**Task requirements**
Retype only what runs from the first line of the listing to the line holding "QQE (14,5) 41.5808", both included. Do not retype the pictures.

**Data provided**
########################################
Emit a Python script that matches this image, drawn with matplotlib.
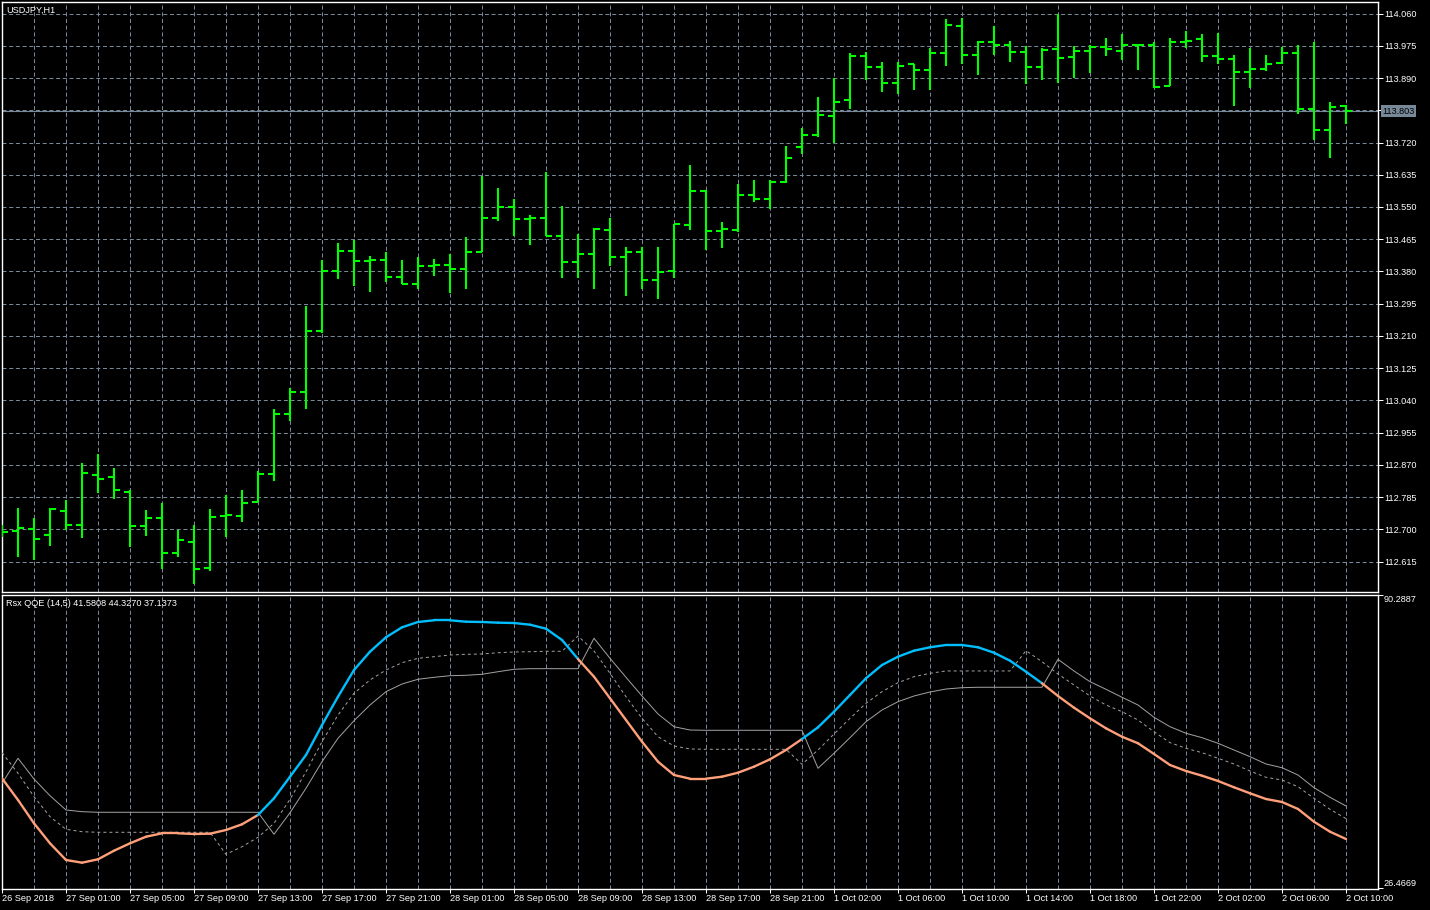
import matplotlib
matplotlib.use("Agg")
import matplotlib.pyplot as plt
from matplotlib.collections import LineCollection
import numpy as np

plt.rcParams['font.family'] = ['Liberation Sans', 'DejaVu Sans']

symbol_title = "USDJPY,H1"
ind_title = "Rsx QQE (14,5) 41.5808 44.3270 37.1373"

open_ = [112.694, 112.696, 112.700, 112.686, 112.749, 112.711, 112.844, 112.838, 112.799, 112.709,
         112.730, 112.638, 112.667, 112.599, 112.736, 112.735, 112.772, 112.847, 113.004, 113.062,
         113.223, 113.382, 113.434, 113.408, 113.411, 113.366, 113.347, 113.395, 113.397, 113.387,
         113.431, 113.521, 113.549, 113.519, 113.521, 113.474, 113.405, 113.426, 113.489, 113.418,
         113.432, 113.357, 113.382, 113.502, 113.592, 113.487, 113.489, 113.582, 113.571, 113.616,
         113.708, 113.740, 113.790, 113.832, 113.947, 113.919, 113.878, 113.926, 113.911, 113.955,
         114.028, 113.952, 113.985, 113.978, 113.959, 113.919, 113.966, 113.945, 113.961, 113.972,
         113.961, 113.976, 113.976, 113.868, 113.986, 113.993, 113.948, 113.940, 113.905, 113.914,
         113.929, 113.956, 113.809, 113.753, 113.816]
high = [112.712, 112.755, 112.729, 112.757, 112.777, 112.874, 112.898, 112.861, 112.805, 112.751,
        112.769, 112.698, 112.711, 112.753, 112.790, 112.804, 112.854, 113.016, 113.072, 113.289,
        113.410, 113.454, 113.462, 113.420, 113.430, 113.410, 113.417, 113.412, 113.426, 113.470,
        113.631, 113.601, 113.572, 113.530, 113.641, 113.553, 113.478, 113.495, 113.520, 113.445,
        113.445, 113.445, 113.505, 113.662, 113.594, 113.511, 113.610, 113.620, 113.620, 113.712,
        113.757, 113.841, 113.891, 113.957, 113.959, 113.932, 113.932, 113.926, 113.968, 114.045,
        114.048, 113.988, 114.027, 113.987, 113.974, 113.968, 114.058, 113.974, 113.978, 113.996,
        114.006, 113.979, 113.984, 113.995, 114.013, 114.006, 114.009, 113.950, 113.969, 113.951,
        113.972, 113.976, 113.985, 113.826, 113.818]
low = [112.680, 112.628, 112.619, 112.657, 112.698, 112.676, 112.795, 112.781, 112.653, 112.683,
       112.596, 112.628, 112.556, 112.591, 112.679, 112.720, 112.771, 112.828, 112.986, 113.018,
       113.217, 113.359, 113.341, 113.326, 113.353, 113.347, 113.334, 113.368, 113.324, 113.334,
       113.430, 113.513, 113.473, 113.451, 113.473, 113.362, 113.364, 113.333, 113.395, 113.315,
       113.335, 113.307, 113.362, 113.489, 113.436, 113.443, 113.484, 113.562, 113.546, 113.614,
       113.689, 113.735, 113.719, 113.808, 113.884, 113.853, 113.847, 113.858, 113.858, 113.922,
       113.926, 113.897, 113.950, 113.932, 113.874, 113.884, 113.877, 113.891, 113.903, 113.948,
       113.937, 113.911, 113.865, 113.868, 113.969, 113.932, 113.926, 113.816, 113.865, 113.908,
       113.926, 113.795, 113.726, 113.679, 113.770]
close = [112.694, 112.704, 112.675, 112.753, 112.711, 112.849, 112.833, 112.804, 112.709, 112.730,
         112.638, 112.673, 112.596, 112.732, 112.738, 112.770, 112.847, 113.004, 113.062, 113.223,
         113.382, 113.434, 113.408, 113.411, 113.366, 113.347, 113.395, 113.397, 113.387, 113.431,
         113.521, 113.549, 113.519, 113.521, 113.474, 113.405, 113.426, 113.492, 113.418, 113.432,
         113.357, 113.379, 113.505, 113.592, 113.487, 113.491, 113.582, 113.571, 113.616, 113.679,
         113.740, 113.793, 113.827, 113.947, 113.919, 113.878, 113.922, 113.911, 113.955, 114.031,
         113.952, 113.984, 113.977, 113.958, 113.919, 113.965, 113.943, 113.962, 113.973, 113.966,
         113.978, 113.977, 113.867, 113.985, 113.988, 113.948, 113.940, 113.905, 113.914, 113.927,
         113.956, 113.809, 113.753, 113.814, 113.803]

rsx = [50.36, 45.64, 40.56, 36.20, 32.57, 31.98, 32.72, 34.59, 36.20, 37.64,
       38.38, 38.38, 38.23, 38.30, 39.10, 40.34, 42.37, 46.01, 50.71, 55.44,
       61.97, 68.14, 73.95, 77.94, 81.08, 83.25, 84.41, 84.78, 84.78, 84.47,
       84.41, 84.26, 84.19, 83.82, 82.95, 80.49, 76.35, 72.49, 67.79, 63.06,
       58.34, 53.98, 51.08, 50.28, 50.28, 50.71, 51.58, 52.89, 54.50, 56.53,
       58.92, 61.47, 64.87, 68.51, 72.15, 75.04, 76.85, 78.16, 78.90, 79.40,
       79.40, 78.90, 77.72, 75.98, 73.58, 71.06, 68.29, 65.74, 63.43, 61.25,
       59.42, 57.99, 55.66, 53.26, 51.95, 50.93, 49.78, 48.40, 47.10, 45.85,
       45.20, 43.68, 40.91, 38.73, 37.14]
trail_slow = [49.27, 54.72, 50.21, 46.57, 43.46, 43.09, 42.96, 42.96, 42.96, 42.96,
              42.96, 42.96, 42.96, 42.96, 42.96, 42.96, 42.96, 38.17, 42.87, 48.19,
              53.98, 59.08, 62.91, 66.33, 69.23, 70.90, 71.93, 72.36, 72.71, 72.80,
              73.02, 73.58, 74.11, 74.24, 74.24, 74.24, 74.24, 80.86, 76.50, 72.36,
              68.29, 64.37, 61.60, 60.88, 60.82, 60.82, 60.82, 60.82, 60.82, 60.82,
              60.82, 52.54, 55.81, 59.21, 62.69, 65.24, 67.05, 68.29, 69.16, 69.81,
              70.10, 70.19, 70.19, 70.19, 70.19, 70.19, 76.28, 73.74, 71.41, 69.75,
              68.01, 66.33, 63.65, 61.60, 60.17, 59.21, 57.99, 56.53, 55.07, 53.48,
              52.67, 51.08, 48.32, 46.22, 44.33]
trail_fast = [55.94, 51.45, 46.36, 42.00, 39.25, 38.73, 38.60, 38.60, 38.60, 38.60,
              38.60, 38.60, 38.60, 38.60, 33.81, 35.46, 37.51, 40.56, 45.79, 51.80,
              58.34, 64.15, 68.88, 71.78, 73.95, 75.54, 76.50, 76.85, 77.22, 77.37,
              77.44, 77.72, 77.87, 77.94, 78.03, 78.03, 81.36, 78.09, 73.23, 68.14,
              63.43, 59.42, 57.40, 56.75, 56.68, 56.68, 56.68, 56.68, 56.68, 56.68,
              53.41, 56.53, 60.01, 63.43, 66.70, 69.23, 71.19, 72.49, 73.23, 73.74,
              73.74, 73.74, 73.74, 73.74, 78.16, 75.76, 73.08, 70.69, 68.29, 66.33,
              64.87, 63.06, 60.51, 58.12, 56.90, 55.94, 54.72, 53.48, 51.95, 50.58,
              49.99, 48.53, 46.01, 43.61, 41.58]

time_labels = ["26 Sep 2018", "27 Sep 01:00", "27 Sep 05:00", "27 Sep 09:00", "27 Sep 13:00",
               "27 Sep 17:00", "27 Sep 21:00", "28 Sep 01:00", "28 Sep 05:00", "28 Sep 09:00",
               "28 Sep 13:00", "28 Sep 17:00", "28 Sep 21:00", "1 Oct 02:00", "1 Oct 06:00",
               "1 Oct 10:00", "1 Oct 14:00", "1 Oct 18:00", "1 Oct 22:00", "2 Oct 02:00",
               "2 Oct 06:00", "2 Oct 10:00"]
price_ticks = [114.060, 113.975, 113.890, 113.805, 113.720, 113.635, 113.550, 113.465, 113.380,
               113.295, 113.210, 113.125, 113.040, 112.955, 112.870, 112.785, 112.700, 112.615]
current_price = 113.803
ind_max = 90.2887
ind_min = 26.4669

# ---- styling ----
BG = "black"
FG = "white"
GRID = "#778899"
BAR = "#00ff00"
UP = "#00bfff"
DN = "#ffa07a"
TRAIL = "#a0a0a0"
FS = 6.6
W, H = 1430, 910

fig = plt.figure(figsize=(W / 100, H / 100), dpi=100, facecolor=BG)

def fax(x0, y0, x1, y1):
    return fig.add_axes([x0 / W, 1 - y1 / H, (x1 - x0) / W, (y1 - y0) / H], facecolor=BG)

ax1 = fax(2, 2.3, 1377.5, 592)
ax2 = fax(2, 594.5, 1377.5, 889.3)

n = len(close)
x = np.arange(n)
xmax = 1375.5 / 16.0
for ax in (ax1, ax2):
    ax.set_xlim(0, xmax)
    for s in ax.spines.values():
        s.set_color(FG)
        s.set_linewidth(1.0)
    # vertical dashed grid every 2 bars
    for gx in range(2, n, 2):
        ax.axvline(gx, color=GRID, lw=0.72, ls=(0, (4, 2.7)), zorder=1)

# ---- price panel ----
top_lim = (112.5347, 114.0898)
ax1.set_ylim(*top_lim)
for py in price_ticks:
    ax1.axhline(py, color=GRID, lw=0.72, ls=(0, (4, 2.7)), zorder=1)
ax1.axhline(current_price, color=GRID, lw=0.8, zorder=2)

ax1.vlines(x, low, high, colors=BAR, linewidth=1.5, zorder=3)
ax1.hlines(open_, x - 0.375, x, colors=BAR, linewidth=1.5, zorder=3)
ax1.hlines(close, x, x + 0.375, colors=BAR, linewidth=1.5, zorder=3)

ax1.set_xticks([])
ax1.yaxis.tick_right()
ax1.set_yticks(price_ticks)
ax1.set_yticklabels(["" if abs(p - current_price) < 0.01 else f"{p:.3f}" for p in price_ticks])
ax1.tick_params(axis="y", colors=FG, labelcolor=FG, length=3.6, width=0.72,
                labelsize=FS, pad=1)
ax1.annotate(f"{current_price:.3f}", xy=(1.0, current_price), xycoords=("axes fraction", "data"),
             xytext=(3.6, 0), textcoords="offset points", va="center", ha="left",
             fontsize=FS, color="black", annotation_clip=False,
             bbox=dict(boxstyle="square,pad=0.12", fc=GRID, ec="none"))
ax1.text(4 / 1375.5, 1 - 8 / 590, symbol_title, transform=ax1.transAxes, color=FG,
         fontsize=FS, va="center", ha="left")

# ---- indicator panel ----
ax2.set_ylim(ind_min - 1.3 / 4.591, ind_max + 0.5 / 4.591)
ax2.plot(x, trail_slow, color=TRAIL, lw=0.72, zorder=3)
ax2.plot(x, trail_fast, color=TRAIL, lw=0.72, ls=(0, (3, 3)), zorder=3)

rsx_a = np.array(rsx)
slow_a = np.array(trail_slow)
pts = np.column_stack([x, rsx_a])
segs = np.stack([pts[:-1], pts[1:]], axis=1)
cols = [UP if rsx_a[i + 1] > slow_a[i + 1] else DN for i in range(n - 1)]
lc = LineCollection(segs, colors=cols, linewidths=1.7, capstyle="round", joinstyle="round", zorder=4)
ax2.add_collection(lc)

ax2.yaxis.tick_right()
ax2.set_yticks([ind_max, ind_min])
ax2.set_yticklabels([f"{ind_max:.4f}", f"{ind_min:.4f}"])
ax2.tick_params(axis="y", colors=FG, labelcolor=FG, length=3.6, width=0.72, labelsize=FS, pad=1)
tl = ax2.get_yticklabels()
tl[0].set_verticalalignment("top")
tl[1].set_verticalalignment("bottom")

ax2.set_xticks(np.arange(0, n, 4))
ax2.set_xticklabels(time_labels, ha="left")
ax2.tick_params(axis="x", colors=FG, labelcolor=FG, length=3, width=0.72, labelsize=FS, pad=0.5)
ax2.text(4 / 1375.5, 1 - 9 / 294.8, ind_title, transform=ax2.transAxes, color=FG,
         fontsize=FS, va="center", ha="left")

fig.savefig("out.png", dpi=100, facecolor=BG)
########################################
**Reply to the task**
Emit a Python script that matches this image, drawn with matplotlib.
import matplotlib
matplotlib.use("Agg")
import matplotlib.pyplot as plt
from matplotlib.collections import LineCollection
import numpy as np

plt.rcParams['font.family'] = ['Liberation Sans', 'DejaVu Sans']

symbol_title = "USDJPY,H1"
ind_title = "Rsx QQE (14,5) 41.5808 44.3270 37.1373"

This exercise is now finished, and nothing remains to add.